» **Information supplied**:
►

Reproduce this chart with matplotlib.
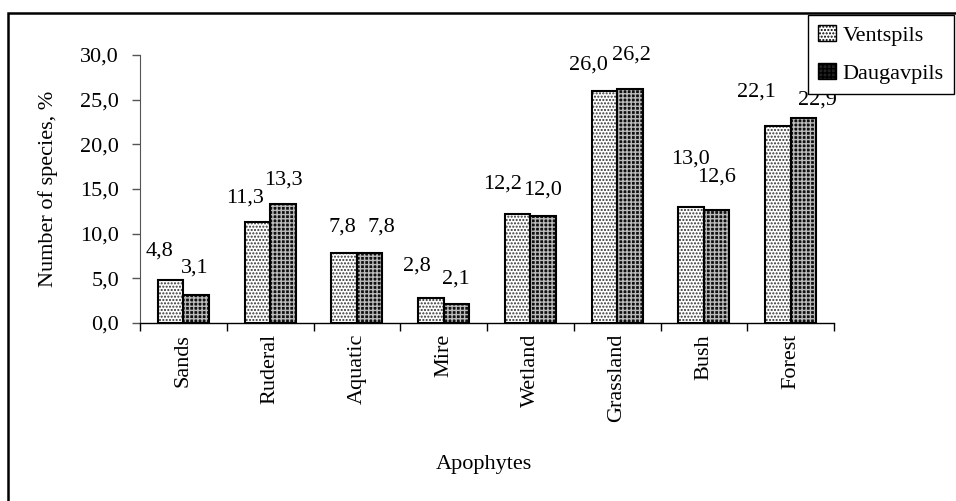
import matplotlib.pyplot as plt
import matplotlib.patches as mpatches
import numpy as np

plt.rcParams['font.family'] = ['Liberation Serif', 'DejaVu Serif']
plt.rcParams['hatch.linewidth'] = 1.0

categories = ['Sands', 'Ruderal', 'Aquatic', 'Mire', 'Wetland', 'Grassland', 'Bush', 'Forest']
ventspils = [4.8, 11.3, 7.8, 2.8, 12.2, 26.0, 13.0, 22.1]
daugavpils = [3.1, 13.3, 7.8, 2.1, 12.0, 26.2, 12.6, 22.9]
yticks = [0, 5, 10, 15, 20, 25, 30]

# hand-placed label offsets (pixels from bar top centre)
v_off = [(-11, 29), (-12, 24), (-2, 26), (-14, 32), (-15, 30), (-16, 26), (-1, 48), (-21, 34)]
d_off = [(-1, 27), (1, 24), (12, 26), (-1, 25), (-1, 26), (2, 34), (0, 33), (14, 18)]

fs = 16
fig = plt.figure(figsize=(9.56, 5.01), dpi=100)
W, H = 956, 501
ax = fig.add_axes([140 / W, 1 - 323 / H, 694 / W, 268 / H])

x = np.arange(len(categories)) + 0.5
w = 0.295

# light dotted bars
ax.bar(x - w / 2, ventspils, w, color='white', hatch='.....', edgecolor='#333333', linewidth=0, zorder=2)
ax.bar(x - w / 2, ventspils, w, fill=False, edgecolor='black', linewidth=1.5, zorder=3)
# dark bars with light dots
ax.bar(x + w / 2, daugavpils, w, color='#111111', hatch='++++', edgecolor='#bbbbbb', linewidth=0, zorder=2)
ax.bar(x + w / 2, daugavpils, w, fill=False, edgecolor='black', linewidth=1.5, zorder=3)

for i in range(len(categories)):
    ax.annotate(f'{ventspils[i]:.1f}'.replace('.', ','), (x[i] - w / 2, ventspils[i]),
                xytext=v_off[i], textcoords='offset pixels', ha='center', va='center', fontsize=fs)
    ax.annotate(f'{daugavpils[i]:.1f}'.replace('.', ','), (x[i] + w / 2, daugavpils[i]),
                xytext=d_off[i], textcoords='offset pixels', ha='center', va='center', fontsize=fs)

ax.set_xlim(0, len(categories))
ax.set_ylim(0, 30)
ax.set_yticks(yticks)
ax.set_yticklabels([f'{t:.1f}'.replace('.', ',') for t in yticks], fontsize=fs)
ax.set_xticks(np.arange(len(categories) + 1))
ax.set_xticklabels([])
ax.set_xticks(x, minor=True)
ax.set_xticklabels(categories, minor=True, rotation=90, fontsize=fs)
ax.tick_params(axis='x', which='minor', length=0, pad=8)
ax.tick_params(axis='x', which='major', length=6, direction='out', width=1)
ax.tick_params(axis='y', length=6, direction='out', width=1, color='#555555', pad=9)

ax.spines['top'].set_visible(False)
ax.spines['right'].set_visible(False)
ax.spines['left'].set_color('#555555')
ax.spines['bottom'].set_linewidth(1)

ax.set_ylabel('Number of species, %', fontsize=fs)
ax.yaxis.set_label_coords(-0.118, 0.5)
fig.text(484 / W, 1 - 465 / H, 'Apophytes', ha='center', va='center', fontsize=fs)

# outer chart frame (cut at right / bottom)
frame = mpatches.Rectangle((8 / W, -0.2), 1.2, 1.2 - 13 / H, transform=fig.transFigure,
                           fill=False, edgecolor='black', linewidth=1.8)
fig.add_artist(frame)

handles = [mpatches.Patch(facecolor='white', hatch='.....', edgecolor='black', label='Ventspils'),
           mpatches.Patch(facecolor='#222222', hatch='++++', edgecolor='black', label='Daugavpils')]
leg = fig.legend(handles=handles, loc='upper left', bbox_to_anchor=(808 / W, 1 - 15 / H),
                 fontsize=fs, frameon=True, fancybox=False, handlelength=0.8, handleheight=0.7,
                 handletextpad=0.3, borderpad=0.45, labelspacing=0.8, borderaxespad=0)
leg.get_frame().set_edgecolor('black')
leg.get_frame().set_linewidth(1)
leg.get_frame().set_alpha(1)

fig.savefig('out.png', dpi=100)
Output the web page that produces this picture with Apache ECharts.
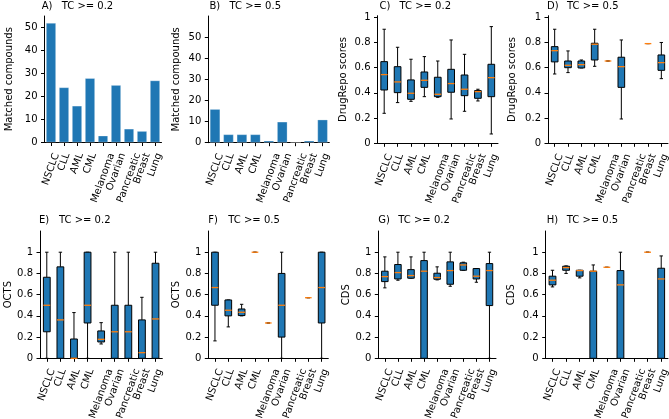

◄

» **Work to complete**:
From the records given above, reproduce all text exactly and exclude each picture.

» **Result of this exercise**:
Reproduce this chart with matplotlib.
import matplotlib.pyplot as plt
import matplotlib.patches as mpatches
import numpy as np

plt.rcParams['font.family'] = ['Liberation Serif', 'DejaVu Serif']
plt.rcParams['hatch.linewidth'] = 1.0

categories = ['Sands', 'Ruderal', 'Aquatic', 'Mire', 'Wetland', 'Grassland', 'Bush', 'Forest']
ventspils = [4.8, 11.3, 7.8, 2.8, 12.2, 26.0, 13.0, 22.1]
daugavpils = [3.1, 13.3, 7.8, 2.1, 12.0, 26.2, 12.6, 22.9]
yticks = [0, 5, 10, 15, 20, 25, 30]

# hand-placed label offsets (pixels from bar top centre)
v_off = [(-11, 29), (-12, 24), (-2, 26), (-14, 32), (-15, 30), (-16, 26), (-1, 48), (-21, 34)]
d_off = [(-1, 27), (1, 24), (12, 26), (-1, 25), (-1, 26), (2, 34), (0, 33), (14, 18)]

fs = 16
fig = plt.figure(figsize=(9.56, 5.01), dpi=100)
W, H = 956, 501
ax = fig.add_axes([140 / W, 1 - 323 / H, 694 / W, 268 / H])

x = np.arange(len(categories)) + 0.5
w = 0.295

# light dotted bars
ax.bar(x - w / 2, ventspils, w, color='white', hatch='.....', edgecolor='#333333', linewidth=0, zorder=2)
ax.bar(x - w / 2, ventspils, w, fill=False, edgecolor='black', linewidth=1.5, zorder=3)
# dark bars with light dots
ax.bar(x + w / 2, daugavpils, w, color='#111111', hatch='++++', edgecolor='#bbbbbb', linewidth=0, zorder=2)
ax.bar(x + w / 2, daugavpils, w, fill=False, edgecolor='black', linewidth=1.5, zorder=3)

for i in range(len(categories)):
    ax.annotate(f'{ventspils[i]:.1f}'.replace('.', ','), (x[i] - w / 2, ventspils[i]),
                xytext=v_off[i], textcoords='offset pixels', ha='center', va='center', fontsize=fs)
    ax.annotate(f'{daugavpils[i]:.1f}'.replace('.', ','), (x[i] + w / 2, daugavpils[i]),
                xytext=d_off[i], textcoords='offset pixels', ha='center', va='center', fontsize=fs)

ax.set_xlim(0, len(categories))
ax.set_ylim(0, 30)
ax.set_yticks(yticks)
ax.set_yticklabels([f'{t:.1f}'.replace('.', ',') for t in yticks], fontsize=fs)
ax.set_xticks(np.arange(len(categories) + 1))
ax.set_xticklabels([])
ax.set_xticks(x, minor=True)
ax.set_xticklabels(categories, minor=True, rotation=90, fontsize=fs)
ax.tick_params(axis='x', which='minor', length=0, pad=8)
ax.tick_params(axis='x', which='major', length=6, direction='out', width=1)
ax.tick_params(axis='y', length=6, direction='out', width=1, color='#555555', pad=9)

ax.spines['top'].set_visible(False)
ax.spines['right'].set_visible(False)
ax.spines['left'].set_color('#555555')
ax.spines['bottom'].set_linewidth(1)

ax.set_ylabel('Number of species, %', fontsize=fs)
ax.yaxis.set_label_coords(-0.118, 0.5)
fig.text(484 / W, 1 - 465 / H, 'Apophytes', ha='center', va='center', fontsize=fs)

# outer chart frame (cut at right / bottom)
frame = mpatches.Rectangle((8 / W, -0.2), 1.2, 1.2 - 13 / H, transform=fig.transFigure,
                           fill=False, edgecolor='black', linewidth=1.8)
fig.add_artist(frame)

handles = [mpatches.Patch(facecolor='white', hatch='.....', edgecolor='black', label='Ventspils'),
           mpatches.Patch(facecolor='#222222', hatch='++++', edgecolor='black', label='Daugavpils')]
leg = fig.legend(handles=handles, loc='upper left', bbox_to_anchor=(808 / W, 1 - 15 / H),
                 fontsize=fs, frameon=True, fancybox=False, handlelength=0.8, handleheight=0.7,
                 handletextpad=0.3, borderpad=0.45, labelspacing=0.8, borderaxespad=0)
leg.get_frame().set_edgecolor('black')
leg.get_frame().set_linewidth(1)
leg.get_frame().set_alpha(1)

fig.savefig('out.png', dpi=100)
Output the web page that produces this picture with Apache ECharts.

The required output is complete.